Best Model in Terms of Quality/Resources:

Both RNN and BiLSTM achieved identical test accuracy (57.39%), suggesting underfitting or insufficient training (only 2 epochs).

BiLSTM theoretically offers better quality due to bidirectional context but requires more resources (memory and computation).RNN is lighter but less effective for sequential dependencies.

How to Improve Results:

Increase Training Epochs: Train for more epochs (e.g., 10–20) to allow convergence.

Hyperparameter Tuning: Experiment with embedding/hidden sizes, dropout rates, and learning rates.

Pre-trained Embeddings: Use GloVe or BERT embeddings for better word representations.

Attention Mechanisms: Add attention layers to focus on critical words.

Data Augmentation: Expand the dataset with synonym replacement or back-translation.

Class Balancing: Address potential class imbalance in disaster/non-disaster tweets.

Difficulties Encountered:

Low Accuracy: The models underperformed (57.39% accuracy), likely due to:
Insufficient training time (2 epochs).

Over-aggressive preprocessing (e.g., removing punctuation might discard context like “!” in disaster tweets).

Limited model capacity or suboptimal hyperparameters.

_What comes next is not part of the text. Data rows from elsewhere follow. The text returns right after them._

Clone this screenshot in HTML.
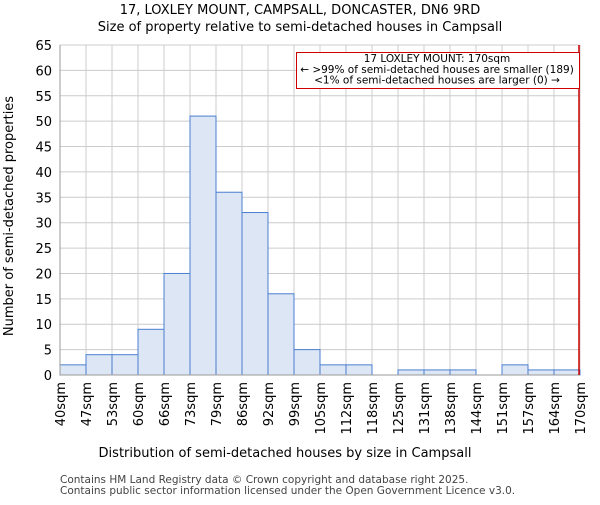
<!DOCTYPE html>
<html><head><meta charset="utf-8"><style>body{margin:0;background:#fff}svg{font-family:"DejaVu Sans","Liberation Sans",sans-serif}</style></head>
<body>
<svg id="c" width="600" height="500"></svg>
<script>
const categories=["40sqm","47sqm","53sqm","60sqm","66sqm","73sqm","79sqm","86sqm","92sqm","99sqm","105sqm","112sqm","118sqm","125sqm","131sqm","138sqm","144sqm","151sqm","157sqm","164sqm","170sqm"];
const counts=[2,4,4,9,20,51,36,32,16,5,2,2,0,1,1,1,0,2,1,1];
const yTicks=[0,5,10,15,20,25,30,35,40,45,50,55,60,65];
const x0=60,x1=580,y0=375,y1=45,yMax=65;
const bw=(x1-x0)/counts.length;
const X=i=>x0+i*bw, Y=v=>y0-(v/yMax)*(y0-y1);
const svg=document.getElementById('c');const NS='http://www.w3.org/2000/svg';
function mk(t,a,txt){const e=document.createElementNS(NS,t);for(const k in a)e.setAttribute(k,a[k]);if(txt!=null)e.textContent=txt;svg.appendChild(e);return e;}
yTicks.forEach(v=>{const g=mk('line',{x1:x0,x2:x1,y1:Y(v),y2:Y(v),stroke:'#ccc'});


const t=mk('text',{x:x0-8,y:Y(v)+5,'text-anchor':'end','font-size':13},v);

});
categories.forEach((c,i)=>{const g=mk('line',{x1:X(i),x2:X(i),y1:y1,y2:y0,stroke:'#ccc'});


const t=mk('text',{transform:`translate(${X(i)+5},382) rotate(-90)`,'text-anchor':'end','font-size':13},c);

});
counts.forEach((v,i)=>{if(v<=0)return;const r=mk('rect',{x:X(i),y:Y(v),width:bw,height:y0-Y(v),fill:'#dce6f4',stroke:'#4a7fd0','stroke-width':1});

});
const ax=mk('line',{x1:x0,x2:x1,y1:y0,y2:y0,stroke:'#999'});


const ay=mk('line',{x1:x0,x2:x0,y1:y1,y2:y0,stroke:'#999'});


const rl=mk('line',{x1:579,x2:579,y1:y1,y2:y0,stroke:'#c00','stroke-width':1.5});


</script>
<svg style="position:absolute;left:0;top:0" width="600" height="500">
<rect x="296.5" y="52.5" width="283" height="36" fill="#fff" stroke="#c00"/>
<text x="437" y="62" font-size="10.5" text-anchor="middle">17 LOXLEY MOUNT: 170sqm</text>
<text x="437" y="73" font-size="10.5" text-anchor="middle">← &gt;99% of semi-detached houses are smaller (189)</text>
<text x="437" y="83.5" font-size="10.5" text-anchor="middle">&lt;1% of semi-detached houses are larger (0) →</text>
<text x="300" y="14" font-size="13" text-anchor="middle">17, LOXLEY MOUNT, CAMPSALL, DONCASTER, DN6 9RD</text>
<text x="300" y="31" font-size="13" text-anchor="middle">Size of property relative to semi-detached houses in Campsall</text>
<text x="285" y="457" font-size="13" text-anchor="middle">Distribution of semi-detached houses by size in Campsall</text>
<text transform="translate(13,216) rotate(-90)" font-size="13" text-anchor="middle">Number of semi-detached properties</text>
<text x="60" y="483" font-size="10.5" fill="#444">Contains HM Land Registry data © Crown copyright and database right 2025.</text>
<text x="60" y="494" font-size="10.5" fill="#444">Contains public sector information licensed under the Open Government Licence v3.0.</text>
</svg>
</body></html>
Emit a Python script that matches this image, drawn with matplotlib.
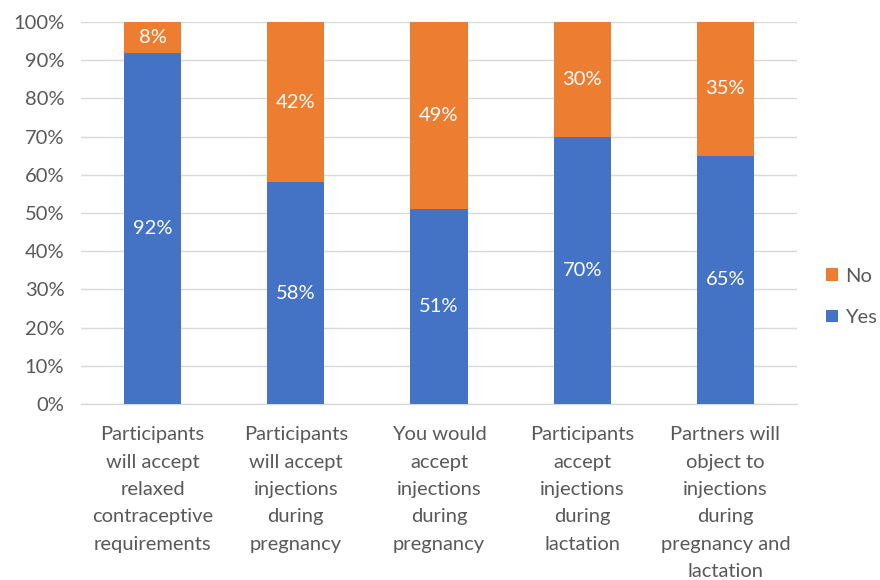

Framework Mixing: Using Keras (Tokenizer) with PyTorch for modeling could introduce inconsistencies.

Recommendation
The BiLSTM holds more potential with adjustments (more epochs, tuned hyperparameters, and pre-trained embeddings). For immediate improvements, prioritize extended training and embedding enhancements.